### REQUEST
Extract word for word the lines of the listing from its start to the line holding "const INK = '#222';", both ends kept; pictures are not part of the copy.

### DATASET CONTENT
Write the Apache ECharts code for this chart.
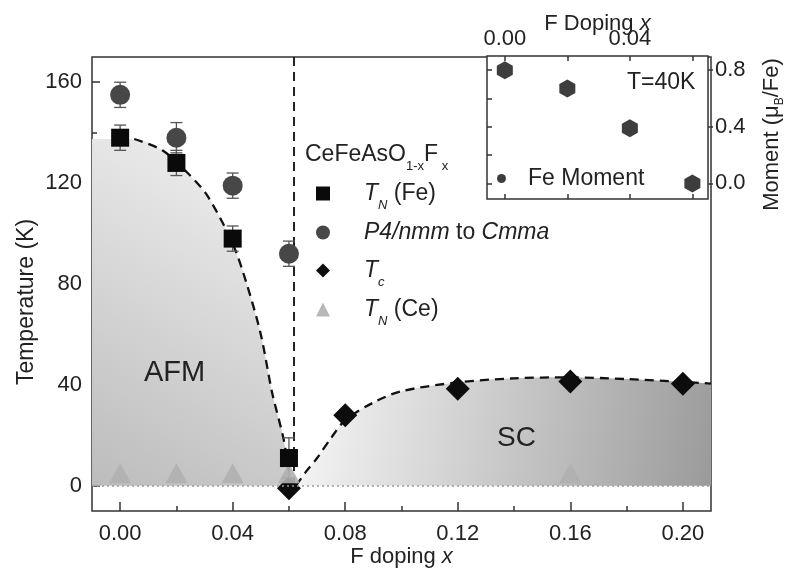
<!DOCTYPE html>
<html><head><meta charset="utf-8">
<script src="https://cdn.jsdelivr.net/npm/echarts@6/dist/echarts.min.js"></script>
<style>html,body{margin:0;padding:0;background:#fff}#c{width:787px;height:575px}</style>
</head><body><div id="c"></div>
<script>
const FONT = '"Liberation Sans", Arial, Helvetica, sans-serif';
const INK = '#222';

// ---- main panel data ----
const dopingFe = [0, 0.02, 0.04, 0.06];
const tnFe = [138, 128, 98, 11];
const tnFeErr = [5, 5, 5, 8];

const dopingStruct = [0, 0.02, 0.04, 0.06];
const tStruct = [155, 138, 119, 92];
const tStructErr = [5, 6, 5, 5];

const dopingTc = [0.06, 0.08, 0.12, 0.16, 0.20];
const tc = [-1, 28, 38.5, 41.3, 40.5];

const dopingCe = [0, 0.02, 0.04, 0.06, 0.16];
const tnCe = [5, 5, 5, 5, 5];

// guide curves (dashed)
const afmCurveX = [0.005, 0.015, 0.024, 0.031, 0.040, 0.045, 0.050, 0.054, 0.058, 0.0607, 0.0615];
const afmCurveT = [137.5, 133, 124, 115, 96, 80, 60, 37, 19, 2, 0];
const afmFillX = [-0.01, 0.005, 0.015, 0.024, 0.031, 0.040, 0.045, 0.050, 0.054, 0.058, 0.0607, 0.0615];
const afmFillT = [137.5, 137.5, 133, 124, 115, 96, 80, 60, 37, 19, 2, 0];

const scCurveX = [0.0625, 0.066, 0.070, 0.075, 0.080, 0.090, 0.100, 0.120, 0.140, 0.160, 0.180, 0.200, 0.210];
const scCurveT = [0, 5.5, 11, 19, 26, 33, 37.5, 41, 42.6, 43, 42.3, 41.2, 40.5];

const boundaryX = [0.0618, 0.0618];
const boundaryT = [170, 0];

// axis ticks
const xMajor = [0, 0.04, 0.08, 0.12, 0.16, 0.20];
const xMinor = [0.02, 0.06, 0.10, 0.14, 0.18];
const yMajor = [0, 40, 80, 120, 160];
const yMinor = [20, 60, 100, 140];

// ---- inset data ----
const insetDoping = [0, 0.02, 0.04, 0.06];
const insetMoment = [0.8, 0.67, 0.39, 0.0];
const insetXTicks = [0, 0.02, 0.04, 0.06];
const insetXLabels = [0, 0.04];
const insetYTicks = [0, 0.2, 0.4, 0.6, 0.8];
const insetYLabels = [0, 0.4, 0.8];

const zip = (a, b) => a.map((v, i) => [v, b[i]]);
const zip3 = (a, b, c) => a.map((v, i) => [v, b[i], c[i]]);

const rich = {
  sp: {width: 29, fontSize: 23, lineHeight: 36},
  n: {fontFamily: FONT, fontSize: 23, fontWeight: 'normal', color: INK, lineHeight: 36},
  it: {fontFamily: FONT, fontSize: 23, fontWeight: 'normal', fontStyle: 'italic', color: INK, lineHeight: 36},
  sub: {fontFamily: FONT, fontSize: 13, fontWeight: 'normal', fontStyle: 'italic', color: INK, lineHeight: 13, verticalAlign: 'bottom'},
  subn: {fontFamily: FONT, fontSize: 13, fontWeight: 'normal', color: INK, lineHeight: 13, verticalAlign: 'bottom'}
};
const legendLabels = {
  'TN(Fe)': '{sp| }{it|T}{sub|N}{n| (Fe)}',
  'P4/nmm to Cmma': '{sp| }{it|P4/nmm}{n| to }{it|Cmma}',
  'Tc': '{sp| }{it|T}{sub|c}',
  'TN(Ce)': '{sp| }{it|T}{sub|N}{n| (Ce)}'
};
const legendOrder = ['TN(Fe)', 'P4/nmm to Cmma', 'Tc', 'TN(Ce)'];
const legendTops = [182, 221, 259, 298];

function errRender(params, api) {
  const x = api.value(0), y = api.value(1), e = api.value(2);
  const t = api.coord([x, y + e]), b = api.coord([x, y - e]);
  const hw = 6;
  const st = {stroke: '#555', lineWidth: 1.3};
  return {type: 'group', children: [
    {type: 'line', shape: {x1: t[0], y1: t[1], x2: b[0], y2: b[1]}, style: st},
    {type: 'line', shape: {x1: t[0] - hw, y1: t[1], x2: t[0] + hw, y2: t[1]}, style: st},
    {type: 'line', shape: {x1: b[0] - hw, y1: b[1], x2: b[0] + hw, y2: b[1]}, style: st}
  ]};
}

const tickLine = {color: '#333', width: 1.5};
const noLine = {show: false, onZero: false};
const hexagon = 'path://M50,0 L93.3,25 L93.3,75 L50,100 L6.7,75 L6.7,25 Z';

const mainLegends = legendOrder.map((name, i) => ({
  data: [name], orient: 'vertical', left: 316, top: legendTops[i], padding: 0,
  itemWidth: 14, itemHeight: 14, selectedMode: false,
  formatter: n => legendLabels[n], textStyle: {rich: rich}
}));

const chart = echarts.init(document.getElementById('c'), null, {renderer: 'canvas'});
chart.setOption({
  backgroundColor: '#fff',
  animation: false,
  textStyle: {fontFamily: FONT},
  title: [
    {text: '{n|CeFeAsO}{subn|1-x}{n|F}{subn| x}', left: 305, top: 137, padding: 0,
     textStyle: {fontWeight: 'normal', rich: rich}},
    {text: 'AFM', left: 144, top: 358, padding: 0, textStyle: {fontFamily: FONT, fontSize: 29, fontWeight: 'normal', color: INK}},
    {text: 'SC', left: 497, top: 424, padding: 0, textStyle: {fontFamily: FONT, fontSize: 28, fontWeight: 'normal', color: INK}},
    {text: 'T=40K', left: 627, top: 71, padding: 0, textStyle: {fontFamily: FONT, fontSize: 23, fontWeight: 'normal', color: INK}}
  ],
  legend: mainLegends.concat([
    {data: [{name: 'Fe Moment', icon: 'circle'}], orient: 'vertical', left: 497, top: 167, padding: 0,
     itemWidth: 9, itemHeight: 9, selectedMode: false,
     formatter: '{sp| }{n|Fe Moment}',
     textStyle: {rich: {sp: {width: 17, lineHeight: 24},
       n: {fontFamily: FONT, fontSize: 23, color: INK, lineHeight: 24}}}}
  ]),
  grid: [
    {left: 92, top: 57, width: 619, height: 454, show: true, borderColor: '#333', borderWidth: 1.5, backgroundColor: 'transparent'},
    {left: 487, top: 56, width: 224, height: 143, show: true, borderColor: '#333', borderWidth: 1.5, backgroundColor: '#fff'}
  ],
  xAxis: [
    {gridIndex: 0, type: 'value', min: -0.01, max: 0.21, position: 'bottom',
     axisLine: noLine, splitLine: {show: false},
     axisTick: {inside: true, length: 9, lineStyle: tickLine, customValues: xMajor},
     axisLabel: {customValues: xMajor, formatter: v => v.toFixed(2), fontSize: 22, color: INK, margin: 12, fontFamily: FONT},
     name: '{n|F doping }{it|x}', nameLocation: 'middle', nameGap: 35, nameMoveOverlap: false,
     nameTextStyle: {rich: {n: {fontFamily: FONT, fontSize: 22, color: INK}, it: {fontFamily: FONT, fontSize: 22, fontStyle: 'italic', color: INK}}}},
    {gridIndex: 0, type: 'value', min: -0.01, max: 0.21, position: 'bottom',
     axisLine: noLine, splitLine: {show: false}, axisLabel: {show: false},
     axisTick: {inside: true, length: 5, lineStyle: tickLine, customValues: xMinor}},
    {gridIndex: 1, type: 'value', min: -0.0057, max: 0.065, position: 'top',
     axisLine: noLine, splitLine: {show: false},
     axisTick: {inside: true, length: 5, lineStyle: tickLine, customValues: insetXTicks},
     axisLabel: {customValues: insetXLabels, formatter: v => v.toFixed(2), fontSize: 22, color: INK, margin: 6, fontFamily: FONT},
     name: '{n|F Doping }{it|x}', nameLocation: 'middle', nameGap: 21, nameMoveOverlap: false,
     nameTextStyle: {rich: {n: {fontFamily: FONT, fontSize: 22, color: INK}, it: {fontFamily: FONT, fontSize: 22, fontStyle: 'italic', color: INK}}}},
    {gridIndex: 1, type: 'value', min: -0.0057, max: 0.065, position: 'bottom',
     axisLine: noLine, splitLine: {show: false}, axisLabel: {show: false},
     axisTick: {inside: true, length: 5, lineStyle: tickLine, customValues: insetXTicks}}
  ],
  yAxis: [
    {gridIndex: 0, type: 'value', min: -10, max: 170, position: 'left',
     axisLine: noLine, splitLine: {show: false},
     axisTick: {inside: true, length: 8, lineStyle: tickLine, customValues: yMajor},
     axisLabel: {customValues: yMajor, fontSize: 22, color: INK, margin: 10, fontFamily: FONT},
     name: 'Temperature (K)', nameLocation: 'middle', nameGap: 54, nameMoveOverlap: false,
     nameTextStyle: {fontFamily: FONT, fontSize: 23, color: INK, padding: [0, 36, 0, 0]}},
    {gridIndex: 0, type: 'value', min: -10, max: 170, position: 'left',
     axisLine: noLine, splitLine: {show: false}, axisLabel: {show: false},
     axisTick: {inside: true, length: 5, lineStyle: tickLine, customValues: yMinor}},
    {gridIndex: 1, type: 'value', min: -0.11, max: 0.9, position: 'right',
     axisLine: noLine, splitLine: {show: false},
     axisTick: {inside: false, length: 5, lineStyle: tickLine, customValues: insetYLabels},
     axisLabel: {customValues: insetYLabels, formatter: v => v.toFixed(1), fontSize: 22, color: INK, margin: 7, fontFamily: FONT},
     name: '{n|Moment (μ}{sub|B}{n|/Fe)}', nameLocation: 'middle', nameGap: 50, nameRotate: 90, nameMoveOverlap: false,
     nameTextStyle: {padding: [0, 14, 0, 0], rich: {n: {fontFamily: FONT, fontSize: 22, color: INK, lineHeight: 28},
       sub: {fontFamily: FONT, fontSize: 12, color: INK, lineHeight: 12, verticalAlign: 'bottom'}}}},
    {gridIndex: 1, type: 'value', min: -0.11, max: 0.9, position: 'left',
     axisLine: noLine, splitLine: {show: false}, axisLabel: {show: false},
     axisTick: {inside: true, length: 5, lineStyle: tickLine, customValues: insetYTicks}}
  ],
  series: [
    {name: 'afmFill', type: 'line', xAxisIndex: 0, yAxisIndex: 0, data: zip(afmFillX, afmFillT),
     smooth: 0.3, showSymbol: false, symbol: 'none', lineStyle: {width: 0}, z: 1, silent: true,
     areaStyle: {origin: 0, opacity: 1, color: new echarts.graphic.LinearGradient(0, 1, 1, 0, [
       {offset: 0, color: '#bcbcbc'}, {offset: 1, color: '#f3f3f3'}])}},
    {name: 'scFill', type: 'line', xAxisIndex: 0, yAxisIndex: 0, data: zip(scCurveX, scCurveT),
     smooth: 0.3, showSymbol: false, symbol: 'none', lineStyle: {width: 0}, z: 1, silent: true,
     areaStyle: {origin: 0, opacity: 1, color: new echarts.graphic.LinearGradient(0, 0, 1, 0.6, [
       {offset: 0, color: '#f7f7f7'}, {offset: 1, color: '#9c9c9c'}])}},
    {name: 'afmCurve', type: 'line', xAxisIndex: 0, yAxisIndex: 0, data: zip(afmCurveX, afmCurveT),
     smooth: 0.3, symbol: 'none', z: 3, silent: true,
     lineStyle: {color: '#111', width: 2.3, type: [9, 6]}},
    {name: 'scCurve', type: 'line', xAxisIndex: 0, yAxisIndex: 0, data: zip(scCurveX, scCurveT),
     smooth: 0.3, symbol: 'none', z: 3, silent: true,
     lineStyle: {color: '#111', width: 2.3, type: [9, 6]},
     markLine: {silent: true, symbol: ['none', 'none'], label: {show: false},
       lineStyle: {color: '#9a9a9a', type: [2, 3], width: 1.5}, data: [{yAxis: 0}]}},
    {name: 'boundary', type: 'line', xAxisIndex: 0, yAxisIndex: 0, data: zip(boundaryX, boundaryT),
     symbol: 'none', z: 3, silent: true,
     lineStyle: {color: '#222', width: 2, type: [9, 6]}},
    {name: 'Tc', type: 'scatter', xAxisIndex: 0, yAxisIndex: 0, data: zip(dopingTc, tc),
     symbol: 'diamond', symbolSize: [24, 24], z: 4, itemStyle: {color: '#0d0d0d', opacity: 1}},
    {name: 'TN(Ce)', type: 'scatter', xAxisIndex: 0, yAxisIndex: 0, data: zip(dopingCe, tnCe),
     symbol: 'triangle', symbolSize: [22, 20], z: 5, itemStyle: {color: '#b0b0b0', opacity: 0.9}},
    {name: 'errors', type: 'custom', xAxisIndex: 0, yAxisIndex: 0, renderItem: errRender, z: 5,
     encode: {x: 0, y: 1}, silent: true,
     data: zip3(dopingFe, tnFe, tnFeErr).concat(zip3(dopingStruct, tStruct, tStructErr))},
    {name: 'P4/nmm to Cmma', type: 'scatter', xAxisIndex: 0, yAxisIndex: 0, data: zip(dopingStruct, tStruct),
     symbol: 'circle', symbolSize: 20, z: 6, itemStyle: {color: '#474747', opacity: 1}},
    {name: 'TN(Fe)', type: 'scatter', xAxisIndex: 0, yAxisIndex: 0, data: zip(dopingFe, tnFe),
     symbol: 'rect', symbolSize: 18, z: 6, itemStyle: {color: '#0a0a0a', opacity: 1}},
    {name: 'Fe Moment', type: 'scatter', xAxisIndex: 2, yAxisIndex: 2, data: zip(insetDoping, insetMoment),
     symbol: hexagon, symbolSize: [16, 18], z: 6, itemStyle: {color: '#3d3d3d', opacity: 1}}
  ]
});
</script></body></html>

### CORRECT RESPONSE
Write the Apache ECharts code for this chart.
<!DOCTYPE html>
<html><head><meta charset="utf-8">
<script src="https://cdn.jsdelivr.net/npm/echarts@6/dist/echarts.min.js"></script>
<style>html,body{margin:0;padding:0;background:#fff}#c{width:787px;height:575px}</style>
</head><body><div id="c"></div>
<script>
const FONT = '"Liberation Sans", Arial, Helvetica, sans-serif';
const INK = '#222';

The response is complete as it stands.